== Data

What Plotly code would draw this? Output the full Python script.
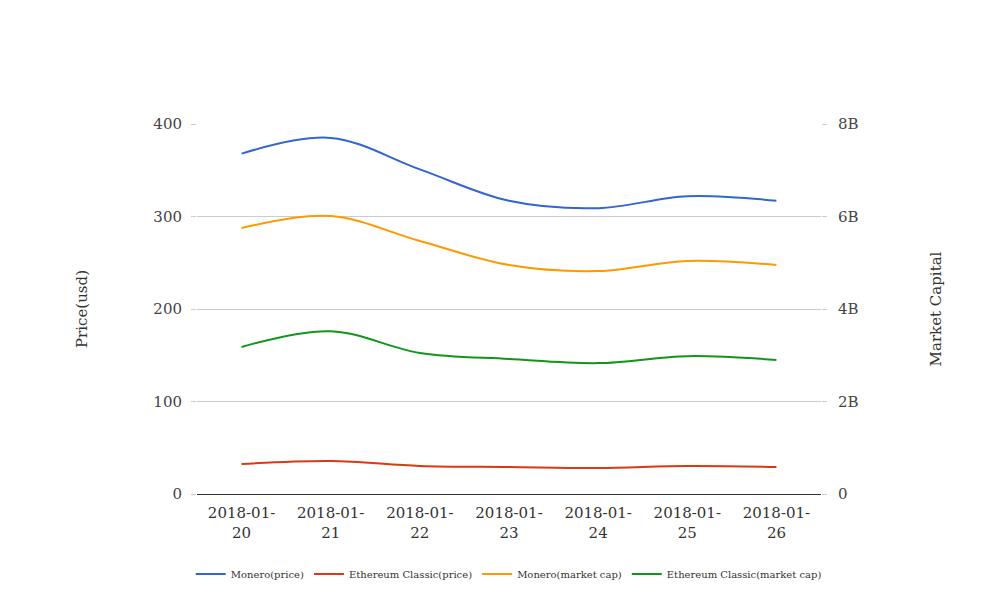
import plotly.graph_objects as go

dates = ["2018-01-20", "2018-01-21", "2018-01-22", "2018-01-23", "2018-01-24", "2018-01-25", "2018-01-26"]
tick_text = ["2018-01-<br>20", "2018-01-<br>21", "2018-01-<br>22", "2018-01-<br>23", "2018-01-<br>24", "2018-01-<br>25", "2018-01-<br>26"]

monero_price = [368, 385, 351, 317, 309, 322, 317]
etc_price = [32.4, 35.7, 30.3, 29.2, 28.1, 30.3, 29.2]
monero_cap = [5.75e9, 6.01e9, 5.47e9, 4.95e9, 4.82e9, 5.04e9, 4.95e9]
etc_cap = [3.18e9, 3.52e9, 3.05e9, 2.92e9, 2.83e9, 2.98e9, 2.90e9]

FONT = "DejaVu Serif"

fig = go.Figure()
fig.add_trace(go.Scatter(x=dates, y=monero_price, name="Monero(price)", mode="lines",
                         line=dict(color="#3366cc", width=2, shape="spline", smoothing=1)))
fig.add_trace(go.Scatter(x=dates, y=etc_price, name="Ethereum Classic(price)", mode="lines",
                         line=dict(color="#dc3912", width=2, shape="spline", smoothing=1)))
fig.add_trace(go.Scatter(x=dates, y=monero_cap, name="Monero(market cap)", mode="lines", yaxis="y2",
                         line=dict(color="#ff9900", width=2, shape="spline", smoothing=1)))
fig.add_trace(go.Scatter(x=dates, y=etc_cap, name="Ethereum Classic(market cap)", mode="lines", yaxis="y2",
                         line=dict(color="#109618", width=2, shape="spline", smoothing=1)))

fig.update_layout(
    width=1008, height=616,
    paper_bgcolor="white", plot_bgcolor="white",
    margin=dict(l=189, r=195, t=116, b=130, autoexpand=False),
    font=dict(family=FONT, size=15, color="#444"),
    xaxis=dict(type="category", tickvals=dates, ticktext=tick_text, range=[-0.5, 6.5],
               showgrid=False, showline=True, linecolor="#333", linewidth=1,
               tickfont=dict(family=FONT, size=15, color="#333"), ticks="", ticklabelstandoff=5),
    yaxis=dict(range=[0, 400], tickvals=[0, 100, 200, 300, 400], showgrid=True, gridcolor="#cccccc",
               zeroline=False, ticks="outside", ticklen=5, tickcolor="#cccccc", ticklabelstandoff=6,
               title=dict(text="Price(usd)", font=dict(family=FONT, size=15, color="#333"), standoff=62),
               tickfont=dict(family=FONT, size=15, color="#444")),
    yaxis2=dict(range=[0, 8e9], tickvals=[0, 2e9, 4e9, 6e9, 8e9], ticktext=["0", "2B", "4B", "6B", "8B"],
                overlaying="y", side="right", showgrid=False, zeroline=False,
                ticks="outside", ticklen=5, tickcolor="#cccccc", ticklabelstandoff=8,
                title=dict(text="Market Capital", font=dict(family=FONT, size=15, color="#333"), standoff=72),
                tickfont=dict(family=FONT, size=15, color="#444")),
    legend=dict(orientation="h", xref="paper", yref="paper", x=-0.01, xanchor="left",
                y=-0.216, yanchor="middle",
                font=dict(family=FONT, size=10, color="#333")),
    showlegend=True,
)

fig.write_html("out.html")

====

**Given exercise:** Without the pictures, repeat the listing above exactly.

**Answer to the task:**
What Plotly code would draw this? Output the full Python script.
import plotly.graph_objects as go

dates = ["2018-01-20", "2018-01-21", "2018-01-22", "2018-01-23", "2018-01-24", "2018-01-25", "2018-01-26"]
tick_text = ["2018-01-<br>20", "2018-01-<br>21", "2018-01-<br>22", "2018-01-<br>23", "2018-01-<br>24", "2018-01-<br>25", "2018-01-<br>26"]

monero_price = [368, 385, 351, 317, 309, 322, 317]
etc_price = [32.4, 35.7, 30.3, 29.2, 28.1, 30.3, 29.2]
monero_cap = [5.75e9, 6.01e9, 5.47e9, 4.95e9, 4.82e9, 5.04e9, 4.95e9]
etc_cap = [3.18e9, 3.52e9, 3.05e9, 2.92e9, 2.83e9, 2.98e9, 2.90e9]

FONT = "DejaVu Serif"

fig = go.Figure()
fig.add_trace(go.Scatter(x=dates, y=monero_price, name="Monero(price)", mode="lines",
                         line=dict(color="#3366cc", width=2, shape="spline", smoothing=1)))
fig.add_trace(go.Scatter(x=dates, y=etc_price, name="Ethereum Classic(price)", mode="lines",
                         line=dict(color="#dc3912", width=2, shape="spline", smoothing=1)))
fig.add_trace(go.Scatter(x=dates, y=monero_cap, name="Monero(market cap)", mode="lines", yaxis="y2",
                         line=dict(color="#ff9900", width=2, shape="spline", smoothing=1)))
fig.add_trace(go.Scatter(x=dates, y=etc_cap, name="Ethereum Classic(market cap)", mode="lines", yaxis="y2",
                         line=dict(color="#109618", width=2, shape="spline", smoothing=1)))

fig.update_layout(
    width=1008, height=616,
    paper_bgcolor="white", plot_bgcolor="white",
    margin=dict(l=189, r=195, t=116, b=130, autoexpand=False),
    font=dict(family=FONT, size=15, color="#444"),
    xaxis=dict(type="category", tickvals=dates, ticktext=tick_text, range=[-0.5, 6.5],
               showgrid=False, showline=True, linecolor="#333", linewidth=1,
               tickfont=dict(family=FONT, size=15, color="#333"), ticks="", ticklabelstandoff=5),
    yaxis=dict(range=[0, 400], tickvals=[0, 100, 200, 300, 400], showgrid=True, gridcolor="#cccccc",
               zeroline=False, ticks="outside", ticklen=5, tickcolor="#cccccc", ticklabelstandoff=6,
               title=dict(text="Price(usd)", font=dict(family=FONT, size=15, color="#333"), standoff=62),
               tickfont=dict(family=FONT, size=15, color="#444")),
    yaxis2=dict(range=[0, 8e9], tickvals=[0, 2e9, 4e9, 6e9, 8e9], ticktext=["0", "2B", "4B", "6B", "8B"],
                overlaying="y", side="right", showgrid=False, zeroline=False,
                ticks="outside", ticklen=5, tickcolor="#cccccc", ticklabelstandoff=8,
                title=dict(text="Market Capital", font=dict(family=FONT, size=15, color="#333"), standoff=72),
                tickfont=dict(family=FONT, size=15, color="#444")),
    legend=dict(orientation="h", xref="paper", yref="paper", x=-0.01, xanchor="left",
                y=-0.216, yanchor="middle",
                font=dict(family=FONT, size=10, color="#333")),
    showlegend=True,
)

fig.write_html("out.html")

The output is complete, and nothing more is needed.